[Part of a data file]
-- Begin --

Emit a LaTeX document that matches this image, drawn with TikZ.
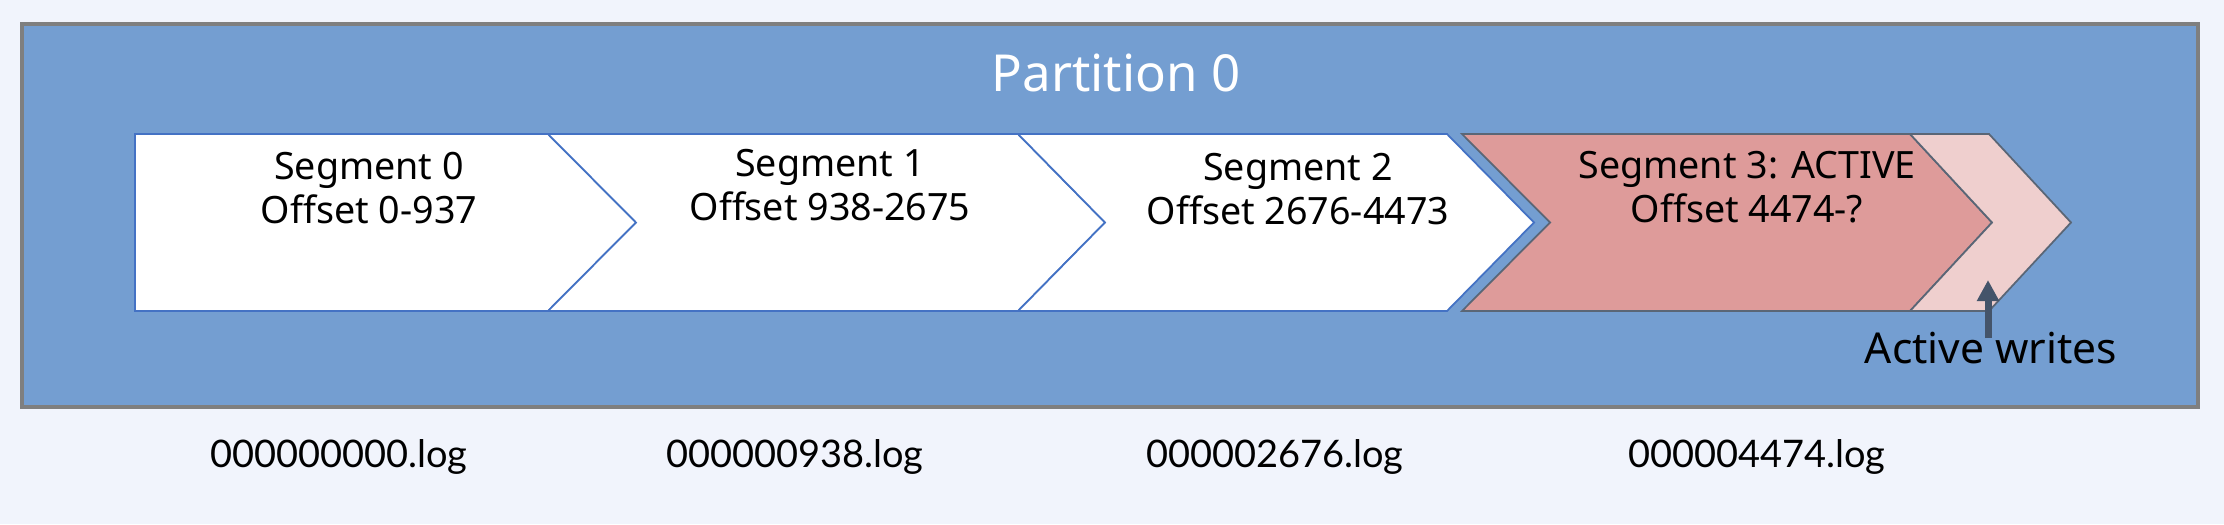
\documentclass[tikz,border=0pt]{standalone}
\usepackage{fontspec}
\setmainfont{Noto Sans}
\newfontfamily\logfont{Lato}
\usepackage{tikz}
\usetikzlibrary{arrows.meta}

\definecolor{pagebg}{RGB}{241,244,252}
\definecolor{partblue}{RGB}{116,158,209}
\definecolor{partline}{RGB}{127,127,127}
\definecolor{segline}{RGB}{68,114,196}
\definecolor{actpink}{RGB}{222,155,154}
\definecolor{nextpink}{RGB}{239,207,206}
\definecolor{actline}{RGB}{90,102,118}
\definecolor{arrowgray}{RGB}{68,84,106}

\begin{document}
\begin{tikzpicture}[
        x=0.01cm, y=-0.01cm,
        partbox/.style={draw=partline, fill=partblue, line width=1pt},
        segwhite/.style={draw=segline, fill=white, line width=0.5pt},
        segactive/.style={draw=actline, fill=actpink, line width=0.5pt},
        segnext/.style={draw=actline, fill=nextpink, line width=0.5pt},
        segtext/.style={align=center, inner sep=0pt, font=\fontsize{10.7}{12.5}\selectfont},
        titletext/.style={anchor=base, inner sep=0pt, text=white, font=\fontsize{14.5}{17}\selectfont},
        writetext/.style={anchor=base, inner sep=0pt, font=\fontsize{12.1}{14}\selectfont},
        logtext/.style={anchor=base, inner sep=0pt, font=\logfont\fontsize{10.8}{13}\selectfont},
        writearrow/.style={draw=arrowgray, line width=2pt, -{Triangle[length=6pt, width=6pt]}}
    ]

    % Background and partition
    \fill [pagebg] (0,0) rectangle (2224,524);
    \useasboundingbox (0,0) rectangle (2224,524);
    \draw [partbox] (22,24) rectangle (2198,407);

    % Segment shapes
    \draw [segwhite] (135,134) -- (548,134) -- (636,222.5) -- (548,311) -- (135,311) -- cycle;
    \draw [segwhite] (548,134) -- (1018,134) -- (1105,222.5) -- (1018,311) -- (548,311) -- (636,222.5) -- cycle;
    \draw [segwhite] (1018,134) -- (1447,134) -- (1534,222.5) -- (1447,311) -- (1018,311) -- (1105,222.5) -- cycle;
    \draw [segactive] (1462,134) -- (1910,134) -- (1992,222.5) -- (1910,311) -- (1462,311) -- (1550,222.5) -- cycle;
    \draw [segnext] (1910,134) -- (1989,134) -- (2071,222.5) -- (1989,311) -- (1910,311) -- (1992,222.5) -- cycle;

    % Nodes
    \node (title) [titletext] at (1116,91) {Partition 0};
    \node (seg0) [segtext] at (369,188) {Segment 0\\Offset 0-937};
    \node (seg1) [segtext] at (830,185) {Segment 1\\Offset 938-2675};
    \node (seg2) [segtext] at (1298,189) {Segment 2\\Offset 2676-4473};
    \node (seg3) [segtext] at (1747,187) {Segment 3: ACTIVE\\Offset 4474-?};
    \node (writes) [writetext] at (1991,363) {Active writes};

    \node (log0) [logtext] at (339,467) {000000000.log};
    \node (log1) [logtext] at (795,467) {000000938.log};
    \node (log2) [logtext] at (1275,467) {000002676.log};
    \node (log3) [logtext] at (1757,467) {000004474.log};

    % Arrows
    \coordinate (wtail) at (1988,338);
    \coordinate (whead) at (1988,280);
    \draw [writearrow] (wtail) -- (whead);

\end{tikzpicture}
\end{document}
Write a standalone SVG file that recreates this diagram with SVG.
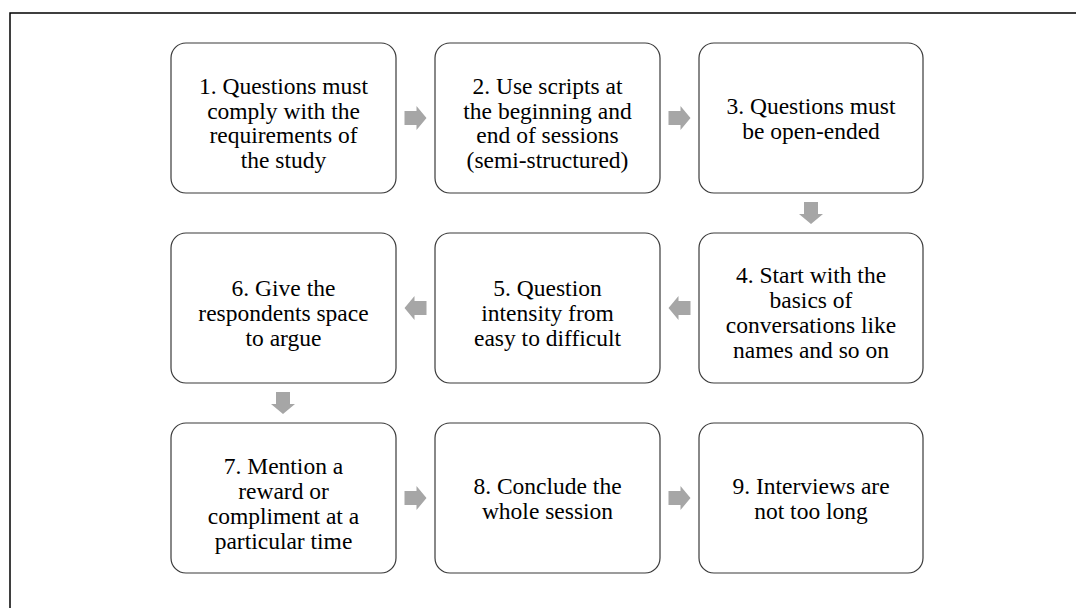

-- End --

**Short problem**
Without the pictures, return the entries exactly as they appear.

**Output below**
Emit a LaTeX document that matches this image, drawn with TikZ.
\documentclass[tikz,border=0pt]{standalone}
\usepackage{fontspec}
\setmainfont{Noto Sans}
\newfontfamily\logfont{Lato}
\usepackage{tikz}
\usetikzlibrary{arrows.meta}

\definecolor{pagebg}{RGB}{241,244,252}
\definecolor{partblue}{RGB}{116,158,209}
\definecolor{partline}{RGB}{127,127,127}
\definecolor{segline}{RGB}{68,114,196}
\definecolor{actpink}{RGB}{222,155,154}
\definecolor{nextpink}{RGB}{239,207,206}
\definecolor{actline}{RGB}{90,102,118}
\definecolor{arrowgray}{RGB}{68,84,106}

\begin{document}
\begin{tikzpicture}[
        x=0.01cm, y=-0.01cm,
        partbox/.style={draw=partline, fill=partblue, line width=1pt},
        segwhite/.style={draw=segline, fill=white, line width=0.5pt},
        segactive/.style={draw=actline, fill=actpink, line width=0.5pt},
        segnext/.style={draw=actline, fill=nextpink, line width=0.5pt},
        segtext/.style={align=center, inner sep=0pt, font=\fontsize{10.7}{12.5}\selectfont},
        titletext/.style={anchor=base, inner sep=0pt, text=white, font=\fontsize{14.5}{17}\selectfont},
        writetext/.style={anchor=base, inner sep=0pt, font=\fontsize{12.1}{14}\selectfont},
        logtext/.style={anchor=base, inner sep=0pt, font=\logfont\fontsize{10.8}{13}\selectfont},
        writearrow/.style={draw=arrowgray, line width=2pt, -{Triangle[length=6pt, width=6pt]}}
    ]

    % Background and partition
    \fill [pagebg] (0,0) rectangle (2224,524);
    \useasboundingbox (0,0) rectangle (2224,524);
    \draw [partbox] (22,24) rectangle (2198,407);

    % Segment shapes
    \draw [segwhite] (135,134) -- (548,134) -- (636,222.5) -- (548,311) -- (135,311) -- cycle;
    \draw [segwhite] (548,134) -- (1018,134) -- (1105,222.5) -- (1018,311) -- (548,311) -- (636,222.5) -- cycle;
    \draw [segwhite] (1018,134) -- (1447,134) -- (1534,222.5) -- (1447,311) -- (1018,311) -- (1105,222.5) -- cycle;
    \draw [segactive] (1462,134) -- (1910,134) -- (1992,222.5) -- (1910,311) -- (1462,311) -- (1550,222.5) -- cycle;
    \draw [segnext] (1910,134) -- (1989,134) -- (2071,222.5) -- (1989,311) -- (1910,311) -- (1992,222.5) -- cycle;

    % Nodes
    \node (title) [titletext] at (1116,91) {Partition 0};
    \node (seg0) [segtext] at (369,188) {Segment 0\\Offset 0-937};
    \node (seg1) [segtext] at (830,185) {Segment 1\\Offset 938-2675};
    \node (seg2) [segtext] at (1298,189) {Segment 2\\Offset 2676-4473};
    \node (seg3) [segtext] at (1747,187) {Segment 3: ACTIVE\\Offset 4474-?};
    \node (writes) [writetext] at (1991,363) {Active writes};

    \node (log0) [logtext] at (339,467) {000000000.log};
    \node (log1) [logtext] at (795,467) {000000938.log};
    \node (log2) [logtext] at (1275,467) {000002676.log};
    \node (log3) [logtext] at (1757,467) {000004474.log};

    % Arrows
    \coordinate (wtail) at (1988,338);
    \coordinate (whead) at (1988,280);
    \draw [writearrow] (wtail) -- (whead);

\end{tikzpicture}
\end{document}
Write a standalone SVG file that recreates this diagram with SVG.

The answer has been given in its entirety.